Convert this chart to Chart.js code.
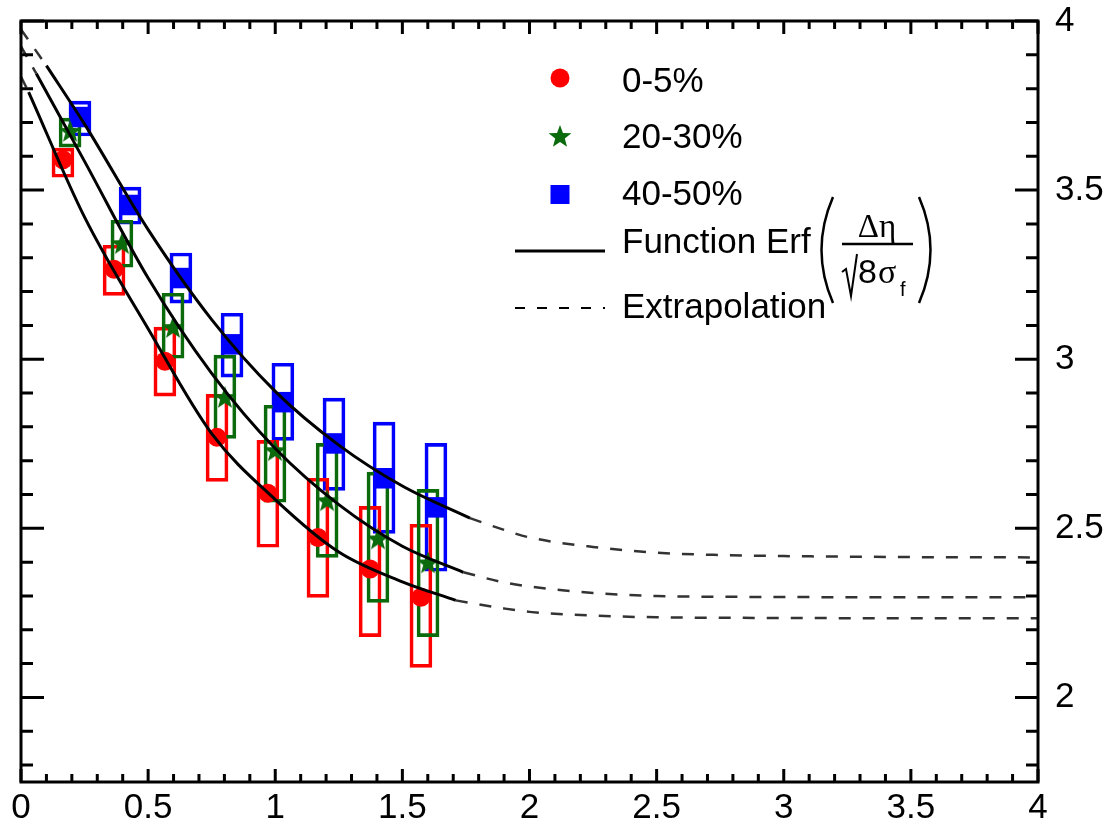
<!DOCTYPE html>
<html>
<head>
<meta charset="utf-8">
<script src="https://cdn.jsdelivr.net/npm/chart.js@4.4.1/dist/chart.umd.min.js"></script>
<style>
html,body{margin:0;padding:0;background:#fff;}
#wrap{width:1114px;height:829px;position:relative;}
</style>
</head>
<body>
<div id="wrap"><canvas id="c" width="1114" height="829"></canvas></div>
<script>
// ---------- DATA ----------
const seriesLabels = ['0-5%', '20-30%', '40-50%'];
const fitLabel = 'Function Erf';
const extrapLabel = 'Extrapolation';

const xTickValues = [0, 0.5, 1, 1.5, 2, 2.5, 3, 3.5, 4];
const xTickLabels = ['0', '0.5', '1', '1.5', '2', '2.5', '3', '3.5', '4'];
const yTickValues = [2, 2.5, 3, 3.5, 4];
const yTickLabels = ['2', '2.5', '3', '3.5', '4'];

// 0-5%
const xRed    = [0.165, 0.366, 0.566, 0.771, 0.971, 1.168, 1.373, 1.573];
const yRed    = [3.590, 3.266, 2.994, 2.769, 2.604, 2.473, 2.380, 2.296];
const sysLoRed = [3.538, 3.189, 2.891, 2.639, 2.444, 2.296, 2.180, 2.089];
const sysHiRed = [3.624, 3.337, 3.095, 2.896, 2.760, 2.648, 2.565, 2.512];

// 20-30%
const xGreen    = [0.193, 0.397, 0.598, 0.802, 0.999, 1.204, 1.404, 1.601];
const yGreen    = [3.675, 3.343, 3.095, 2.888, 2.731, 2.583, 2.470, 2.399];
const sysLoGreen = [3.627, 3.272, 3.003, 2.766, 2.577, 2.414, 2.281, 2.180];
const sysHiGreen = [3.713, 3.411, 3.195, 3.012, 2.864, 2.751, 2.666, 2.615];

// 40-50%
const xBlue    = [0.232, 0.429, 0.629, 0.830, 1.030, 1.231, 1.428, 1.632];
const yBlue    = [3.716, 3.456, 3.240, 3.044, 2.873, 2.751, 2.648, 2.562];
const sysLoBlue = [3.660, 3.399, 3.166, 2.947, 2.760, 2.612, 2.485, 2.373];
const sysHiBlue = [3.763, 3.509, 3.314, 3.136, 2.988, 2.885, 2.814, 2.751];

// fit curves
const fitXRed = [0.03, 0.25, 0.5, 0.75, 1.0, 1.25, 1.5, 1.71];
const fitYRed = [3.790, 3.420, 3.090, 2.780, 2.585, 2.430, 2.342, 2.287];
const headXRed = [0, 0.03];
const headYRed = [3.835, 3.790];
const tailXRed = [1.71, 1.9, 2.0, 2.25, 2.5, 3.0, 3.5, 4.0];
const tailYRed = [2.287, 2.263, 2.253, 2.242, 2.237, 2.235, 2.234, 2.234];

const fitXGreen = [0.06, 0.25, 0.5, 0.75, 1.0, 1.25, 1.5, 1.74];
const fitYGreen = [3.845, 3.585, 3.240, 2.958, 2.736, 2.570, 2.447, 2.370];
const headXGreen = [0, 0.06];
const headYGreen = [3.925, 3.845];
const tailXGreen = [1.74, 1.9, 2.0, 2.25, 2.5, 3.0, 3.5, 4.0];
const tailYGreen = [2.370, 2.340, 2.328, 2.309, 2.300, 2.297, 2.296, 2.296];

const fitXBlue = [0.1, 0.25, 0.5, 0.75, 1.0, 1.25, 1.5, 1.766];
const fitYBlue = [3.868, 3.695, 3.383, 3.117, 2.905, 2.746, 2.625, 2.530];
const headXBlue = [0, 0.1];
const headYBlue = [3.975, 3.868];
const tailXBlue = [1.766, 1.93, 2.0, 2.25, 2.5, 2.75, 3.0, 3.5, 4.0];
const tailYBlue = [2.530, 2.488, 2.473, 2.445, 2.428, 2.421, 2.418, 2.415, 2.414];

// ---------- STYLE ----------
const RED = '#ff0000', GREEN = '#0b6a0b', BLUE = '#0000ff';
const FONT = '"Liberation Sans", Arial, Helvetica, sans-serif';

function makeStar(size, color) {
  const c = document.createElement('canvas');
  c.width = c.height = size;
  const g = c.getContext('2d');
  const R = size / 2, r = R * 0.42;
  g.beginPath();
  for (let i = 0; i < 10; i++) {
    const a = -Math.PI / 2 + i * Math.PI / 5;
    const rr = i % 2 === 0 ? R : r;
    g.lineTo(R + rr * Math.cos(a), R + 1 + rr * Math.sin(a));
  }
  g.closePath();
  g.fillStyle = color;
  g.fill();
  return c;
}
const starImg = makeStar(24, GREEN);

const pts = (xs, ys) => xs.map((v, i) => ({x: v, y: ys[i]}));
const boxes = (xs, lo, hi) => xs.map((v, i) => ({x: v, y: [lo[i], hi[i]]}));

function boxSet(xs, lo, hi, color) {
  return {type: 'bar', data: boxes(xs, lo, hi), backgroundColor: 'rgba(0,0,0,0)',
    borderColor: color, borderWidth: 3, borderSkipped: false, barThickness: 22,
    grouped: false, order: 5};
}
function pointSet(label, xs, ys, color, style, r) {
  return {type: 'scatter', label: label, data: pts(xs, ys), backgroundColor: color,
    borderColor: color, borderWidth: 0, pointStyle: style, pointRadius: r,
    pointHoverRadius: r, showLine: false, order: 3};
}
function curveSet(xs, ys, dashed) {
  return {type: 'line', data: pts(xs, ys), borderColor: dashed ? '#333' : '#000',
    borderWidth: dashed ? 2.5 : 3, borderDash: dashed ? [12, 12] : [],
    pointRadius: 0, fill: false, cubicInterpolationMode: 'monotone', order: 1};
}

const datasets = [
  boxSet(xGreen, sysLoGreen, sysHiGreen, GREEN),
  boxSet(xRed, sysLoRed, sysHiRed, RED),
  boxSet(xBlue, sysLoBlue, sysHiBlue, BLUE),
  pointSet(seriesLabels[0], xRed, yRed, RED, 'circle', 9.5),
  pointSet(seriesLabels[1], xGreen, yGreen, GREEN, starImg, 12),
  pointSet(seriesLabels[2], xBlue, yBlue, BLUE, 'rect', 14.5),
  curveSet(fitXRed, fitYRed, false),
  curveSet(fitXGreen, fitYGreen, false),
  curveSet(fitXBlue, fitYBlue, false),
  curveSet(headXRed, headYRed, true),
  curveSet(headXGreen, headYGreen, true),
  curveSet(headXBlue, headYBlue, true),
  curveSet(tailXRed, tailYRed, true),
  curveSet(tailXGreen, tailYGreen, true),
  curveSet(tailXBlue, tailYBlue, true)
];

const framePlugin = {
  id: 'frame',
  afterDraw(chart) {
    const {ctx, chartArea: a, scales: {x, y}} = chart;
    ctx.save();
    ctx.strokeStyle = '#000';
    ctx.lineWidth = 3;
    ctx.lineCap = 'butt';
    ctx.beginPath();
    // x ticks (every 0.1, major every 0.5)
    for (let i = 0; i <= 40; i++) {
      const px = x.getPixelForValue(i / 10);
      const len = (i % 5 === 0) ? 13 : 8;
      ctx.moveTo(px, a.bottom); ctx.lineTo(px, a.bottom - len);
      ctx.moveTo(px, a.top); ctx.lineTo(px, a.top + len);
    }
    // y ticks
    for (let i = 18; i <= 40; i++) {
      const py = y.getPixelForValue(i / 10);
      const len = (i % 5 === 0) ? 23 : 12;
      ctx.moveTo(a.left, py); ctx.lineTo(a.left + len, py);
      ctx.moveTo(a.right, py); ctx.lineTo(a.right - len, py);
    }
    ctx.stroke();
    ctx.strokeRect(a.left, a.top, a.right - a.left, a.bottom - a.top);

    // ----- legend -----
    const mx = 560, tx = 622;
    ctx.fillStyle = RED;
    ctx.beginPath(); ctx.arc(mx, 78, 9.5, 0, Math.PI * 2); ctx.fill();
    ctx.drawImage(starImg, mx - 12, 137 - 13, 24, 24);
    ctx.fillStyle = BLUE;
    ctx.fillRect(mx - 9.5, 185, 19, 19);

    ctx.fillStyle = '#000';
    ctx.font = '35px ' + FONT;
    ctx.textBaseline = 'alphabetic';
    ctx.textAlign = 'left';
    ctx.fillText(seriesLabels[0], tx, 92);
    ctx.fillText(seriesLabels[1], tx, 148);
    ctx.fillText(seriesLabels[2], tx, 205);
    ctx.fillText(fitLabel, tx, 253);
    ctx.fillText(extrapLabel, tx, 318);

    ctx.lineWidth = 3;
    ctx.beginPath(); ctx.moveTo(515, 251); ctx.lineTo(605, 251); ctx.stroke();
    ctx.lineWidth = 2;
    ctx.setLineDash([10, 12]);
    ctx.beginPath(); ctx.moveTo(515, 308); ctx.lineTo(605, 308); ctx.stroke();
    ctx.setLineDash([]);

    // parentheses
    ctx.lineWidth = 2.5;
    ctx.beginPath(); ctx.moveTo(833, 197); ctx.quadraticCurveTo(810, 250, 833, 303); ctx.stroke();
    ctx.beginPath(); ctx.moveTo(919, 197); ctx.quadraticCurveTo(942, 250, 919, 303); ctx.stroke();
    // fraction
    ctx.font = '33px "Liberation Serif", serif';
    ctx.textAlign = 'center';
    ctx.fillText('\u0394\u03b7', 877, 237);
    ctx.lineWidth = 2.5;
    ctx.beginPath(); ctx.moveTo(842, 244); ctx.lineTo(913, 244); ctx.stroke();
    // radical
    ctx.lineWidth = 2;
    ctx.beginPath(); ctx.moveTo(842, 272); ctx.lineTo(846, 269); ctx.lineTo(851, 296); ctx.lineTo(857, 254); ctx.stroke();
    ctx.textAlign = 'left';
    ctx.font = '34px ' + FONT;
    ctx.fillText('8', 858, 283);
    ctx.font = '34px "Liberation Serif", serif';
    ctx.fillText('\u03c3', 878, 283);
    ctx.font = '20px ' + FONT;
    ctx.fillText('f', 900, 296);
    ctx.restore();
  }
};

new Chart(document.getElementById('c'), {
  type: 'line',
  data: {datasets: datasets},
  options: {
    responsive: false,
    animation: false,
    devicePixelRatio: 1,
    layout: {padding: {left: 21, top: 21, right: 0, bottom: 0}},
    plugins: {legend: {display: false}, tooltip: {enabled: false}},
    scales: {
      x: {
        type: 'linear', position: 'bottom', min: 0, max: 4, offset: false,
        grid: {display: false, drawTicks: false},
        border: {display: false},
        afterBuildTicks: s => { s.ticks = xTickValues.map(v => ({value: v})); },
        afterFit: s => { s.height = 47; s.paddingLeft = 0; s.paddingRight = 0; },
        ticks: {
          padding: 7, color: '#000', maxRotation: 0, autoSkip: false,
          font: {family: FONT, size: 35, lineHeight: 1.1},
          callback: (v, i) => xTickLabels[i]
        }
      },
      y: {
        type: 'linear', position: 'right', min: 1.75, max: 4,
        grid: {display: false, drawTicks: false},
        border: {display: false},
        afterBuildTicks: s => { s.ticks = yTickValues.map(v => ({value: v})); },
        afterFit: s => { s.width = 76; s.paddingTop = 0; s.paddingBottom = 0; },
        ticks: {
          padding: 17, color: '#000', autoSkip: false,
          font: {family: FONT, size: 35, lineHeight: 1.1},
          callback: (v, i) => yTickLabels[i]
        }
      }
    }
  },
  plugins: [framePlugin]
});
</script>
</body>
</html>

◆ ◆ ◆ ◆ ◆

» **Short exercise**
Reproduce the material above exactly, first line through the line that contains "const extrapLabel = 'Extrapolation';", minus the pictures.

» **Answer to this task**
Convert this chart to Chart.js code.
<!DOCTYPE html>
<html>
<head>
<meta charset="utf-8">
<script src="https://cdn.jsdelivr.net/npm/chart.js@4.4.1/dist/chart.umd.min.js"></script>
<style>
html,body{margin:0;padding:0;background:#fff;}
#wrap{width:1114px;height:829px;position:relative;}
</style>
</head>
<body>
<div id="wrap"><canvas id="c" width="1114" height="829"></canvas></div>
<script>
// ---------- DATA ----------
const seriesLabels = ['0-5%', '20-30%', '40-50%'];
const fitLabel = 'Function Erf';
const extrapLabel = 'Extrapolation';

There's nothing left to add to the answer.